L’autre métaphore est tout simplement celle de l’histoire de l’humanité. Le coup de génie (et là aussi, il y a retournement...) du Navigator est de nous offrir des héros qui représentent le sommet de la civilisation, puisque, nantis, ils n’ont aucun effort à faire : Buster a un butler qui lui choisit chaque matin les vêtements qu’il doit mettre. Mais ces nantis sont précisément si « civilisés » qu’ils ne savent absolument rien faire : Buster est littéralement incapable de se faire cuire un œuf et sa dulcinée ignore qu’il faut moudre les grains de café si l’on veut en tirer le breuvage qu’on lui sert chaque matin. Et si le paquebot sur lequel ils se trouvent représente un haut degré de technologie, il n’est rien d’autre, du fait de leur ignorance, qu’une île à la dérive où il convient de tout réinventer. Tous deux sont, comme le dit Jean-Pierre Coursodon dans sa somme sur Keaton, des réincarnations d’Adam et Ève. Ce qui rend leurs aventures drôles, c’est qu’elles se déroulent dans un laps de temps relativement restreint, mais La Croisière du Navigator n’est rien d’autre que le film de l’histoire de l’humanité passé à l’accéléré.
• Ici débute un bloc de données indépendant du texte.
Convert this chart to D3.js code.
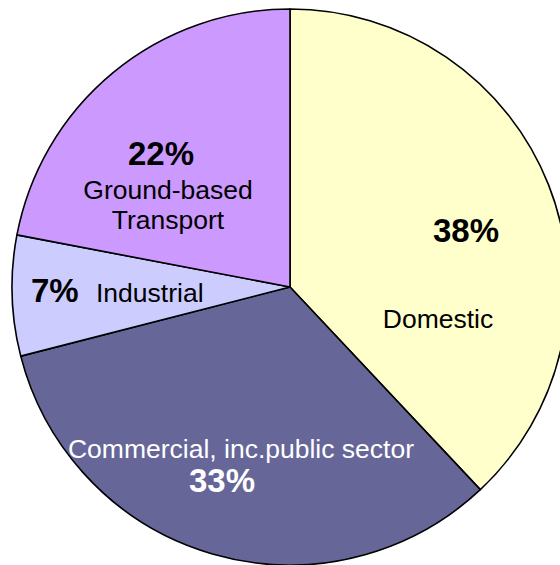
<!DOCTYPE html>
<html>
<head>
<meta charset="utf-8">
<script src="https://cdn.jsdelivr.net/npm/d3@7"></script>
<style>
  html, body { margin: 0; padding: 0; background: #fff; }
  svg { display: block; }
  text { font-family: "Liberation Sans", Arial, sans-serif; }
</style>
</head>
<body>
<div id="chart"></div>
<script>
var categories = ['Domestic', 'Commercial, inc.public sector', 'Industrial', 'Ground-based Transport'];
var shares = [38, 33, 7, 22];
var percentLabels = ['38%', '33%', '7%', '22%'];
var colours = ['#ffffcc', '#666699', '#ccccff', '#cc99ff'];

var width = 560, height = 565;
var cx = 290, cy = 287, radius = 278;

// where each label sits, relative to the pie centre
var labelLayout = [
    { pct: [176, -45], name: [[148, 41]], nameLines: ['Domestic'], anchor: 'middle', colour: '#000' },
    { pct: [-68, 205], name: [[-49, 171]], nameLines: ['Commercial, inc.public sector'], anchor: 'middle', colour: '#fff' },
    { pct: [-259, 15], name: [[-194, 15]], nameLines: ['Industrial'], anchor: 'start', pctAnchor: 'start', colour: '#000' },
    { pct: [-129, -122], name: [[-122, -88], [-122, -58]], nameLines: ['Ground-based', 'Transport'], anchor: 'middle', colour: '#000' }
];

var data = categories.map(function(c, i) {
    return { name: c, value: shares[i], pct: percentLabels[i], colour: colours[i], layout: labelLayout[i] };
});

var svg = d3.select('#chart').append('svg')
    .attr('width', width)
    .attr('height', height);

var g = svg.append('g').attr('transform', 'translate(' + cx + ',' + cy + ')');

var pie = d3.pie()
    .value(function(d) { return d.value; })
    .sort(null);

var arc = d3.arc()
    .innerRadius(0)
    .outerRadius(radius);

g.selectAll('path.slice')
    .data(pie(data))
    .enter()
    .append('path')
    .attr('class', 'slice')
    .attr('d', arc)
    .attr('fill', function(d) { return d.data.colour; })
    .attr('stroke', '#000')
    .attr('stroke-width', 1.6)
    .attr('stroke-linejoin', 'round');

// percentage labels
g.selectAll('text.pct')
    .data(data)
    .enter()
    .append('text')
    .attr('class', 'pct')
    .attr('x', function(d) { return d.layout.pct[0]; })
    .attr('y', function(d) { return d.layout.pct[1]; })
    .attr('text-anchor', function(d) { return d.layout.pctAnchor || 'middle'; })
    .attr('font-size', 33)
    .attr('font-weight', 'bold')
    .attr('fill', function(d) { return d.layout.colour; })
    .text(function(d) { return d.pct; });

// category names
data.forEach(function(d) {
    d.layout.nameLines.forEach(function(line, j) {
        g.append('text')
            .attr('x', d.layout.name[j][0])
            .attr('y', d.layout.name[j][1])
            .attr('text-anchor', d.layout.anchor)
            .attr('font-size', 26.5)
            .attr('fill', d.layout.colour)
            .text(line);
    });
});
</script>
</body>
</html>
Et c’est la raison pour laquelle on a parlé à juste titre de poésie à propos de Keaton. La création chez lui consiste, à travers les images, à transformer ses rêves en réalité (et la croisière, ici, lui permet d’ailleurs de gagner l’amour de la jeune femme qui a priori ne l’aimait guère), mais c’est bien ce que les hommes s’efforcent de faire depuis des siècles et au fil des siècles, avec, pour rester dans le registre marin, les moyens du bord.

(1) On pourrait citer à cet égard une autre séquence, aussi fameuse que celle du canon : Buster, descendu au fond de l’eau pour réparer le Navigator, est attaqué par un espadon : il se saisit d’un autre espadon pour engager une véritable partie d’escrime qui lui permet de repousser l’ennemi.